:: Data entries

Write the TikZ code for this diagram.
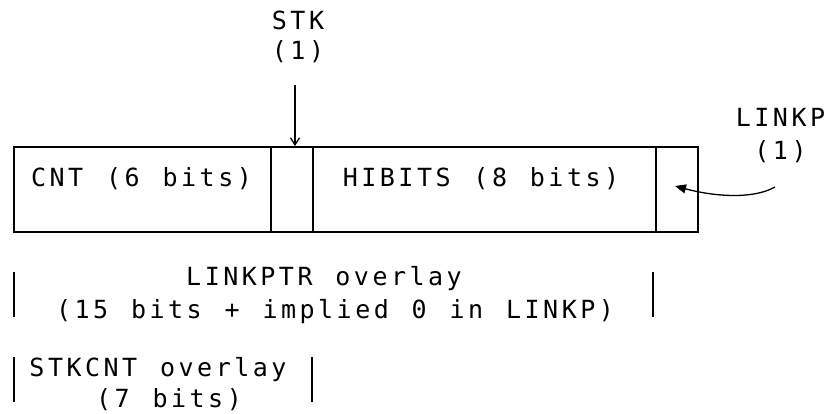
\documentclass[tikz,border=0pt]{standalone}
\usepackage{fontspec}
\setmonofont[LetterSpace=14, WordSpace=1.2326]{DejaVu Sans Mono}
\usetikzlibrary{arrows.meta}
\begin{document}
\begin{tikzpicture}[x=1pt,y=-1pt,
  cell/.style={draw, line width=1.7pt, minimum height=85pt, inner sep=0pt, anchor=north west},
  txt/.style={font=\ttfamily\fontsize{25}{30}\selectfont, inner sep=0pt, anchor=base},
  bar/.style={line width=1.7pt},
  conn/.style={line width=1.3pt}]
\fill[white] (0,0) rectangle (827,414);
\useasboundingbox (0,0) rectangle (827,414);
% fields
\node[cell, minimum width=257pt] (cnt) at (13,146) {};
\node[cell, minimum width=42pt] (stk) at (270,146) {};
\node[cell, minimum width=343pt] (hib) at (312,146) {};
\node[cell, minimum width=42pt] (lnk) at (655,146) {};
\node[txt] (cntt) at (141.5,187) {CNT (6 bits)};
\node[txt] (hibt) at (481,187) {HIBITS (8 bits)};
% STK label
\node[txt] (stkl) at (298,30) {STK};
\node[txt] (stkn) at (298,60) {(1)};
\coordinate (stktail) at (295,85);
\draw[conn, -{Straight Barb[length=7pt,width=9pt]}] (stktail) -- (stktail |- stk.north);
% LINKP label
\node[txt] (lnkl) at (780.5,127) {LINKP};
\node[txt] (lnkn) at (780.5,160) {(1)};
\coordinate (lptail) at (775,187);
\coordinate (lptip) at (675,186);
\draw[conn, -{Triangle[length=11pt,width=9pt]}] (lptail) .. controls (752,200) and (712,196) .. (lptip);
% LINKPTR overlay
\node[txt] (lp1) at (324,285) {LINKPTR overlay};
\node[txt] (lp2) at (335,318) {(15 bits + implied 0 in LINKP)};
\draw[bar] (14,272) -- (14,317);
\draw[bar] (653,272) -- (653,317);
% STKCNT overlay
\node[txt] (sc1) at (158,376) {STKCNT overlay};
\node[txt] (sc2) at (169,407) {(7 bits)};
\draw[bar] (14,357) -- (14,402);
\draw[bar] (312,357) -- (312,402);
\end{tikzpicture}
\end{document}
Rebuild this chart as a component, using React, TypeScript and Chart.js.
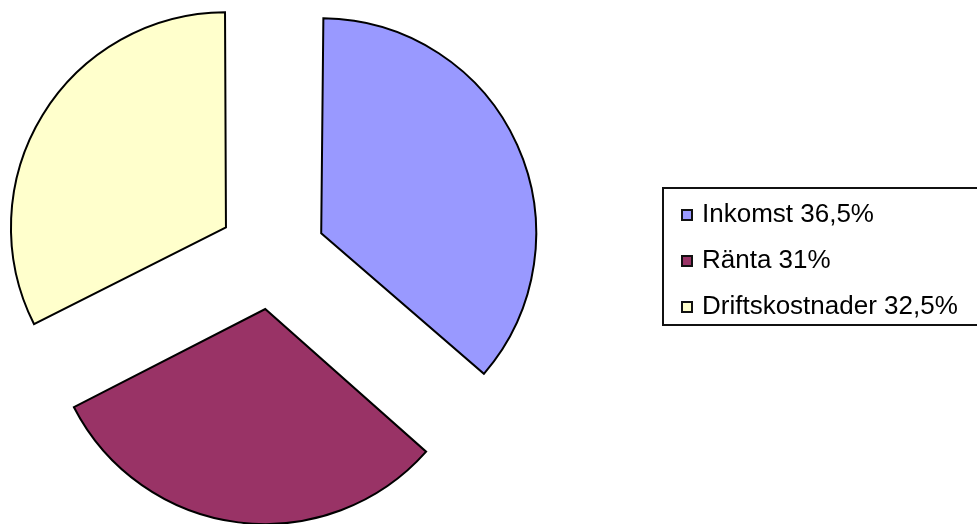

::::

» Set exercise: Except for the pictures, reproduce every line exactly.

» Right answer:
Write the TikZ code for this diagram.
\documentclass[tikz,border=0pt]{standalone}
\usepackage{fontspec}
\setmonofont[LetterSpace=14, WordSpace=1.2326]{DejaVu Sans Mono}
\usetikzlibrary{arrows.meta}
\begin{document}
\begin{tikzpicture}[x=1pt,y=-1pt,
  cell/.style={draw, line width=1.7pt, minimum height=85pt, inner sep=0pt, anchor=north west},
  txt/.style={font=\ttfamily\fontsize{25}{30}\selectfont, inner sep=0pt, anchor=base},
  bar/.style={line width=1.7pt},
  conn/.style={line width=1.3pt}]
\fill[white] (0,0) rectangle (827,414);
\useasboundingbox (0,0) rectangle (827,414);
% fields
\node[cell, minimum width=257pt] (cnt) at (13,146) {};
\node[cell, minimum width=42pt] (stk) at (270,146) {};
\node[cell, minimum width=343pt] (hib) at (312,146) {};
\node[cell, minimum width=42pt] (lnk) at (655,146) {};
\node[txt] (cntt) at (141.5,187) {CNT (6 bits)};
\node[txt] (hibt) at (481,187) {HIBITS (8 bits)};
% STK label
\node[txt] (stkl) at (298,30) {STK};
\node[txt] (stkn) at (298,60) {(1)};
\coordinate (stktail) at (295,85);
\draw[conn, -{Straight Barb[length=7pt,width=9pt]}] (stktail) -- (stktail |- stk.north);
% LINKP label
\node[txt] (lnkl) at (780.5,127) {LINKP};
\node[txt] (lnkn) at (780.5,160) {(1)};
\coordinate (lptail) at (775,187);
\coordinate (lptip) at (675,186);
\draw[conn, -{Triangle[length=11pt,width=9pt]}] (lptail) .. controls (752,200) and (712,196) .. (lptip);
% LINKPTR overlay
\node[txt] (lp1) at (324,285) {LINKPTR overlay};
\node[txt] (lp2) at (335,318) {(15 bits + implied 0 in LINKP)};
\draw[bar] (14,272) -- (14,317);
\draw[bar] (653,272) -- (653,317);
% STKCNT overlay
\node[txt] (sc1) at (158,376) {STKCNT overlay};
\node[txt] (sc2) at (169,407) {(7 bits)};
\draw[bar] (14,357) -- (14,402);
\draw[bar] (312,357) -- (312,402);
\end{tikzpicture}
\end{document}
Rebuild this chart as a component, using React, TypeScript and Chart.js.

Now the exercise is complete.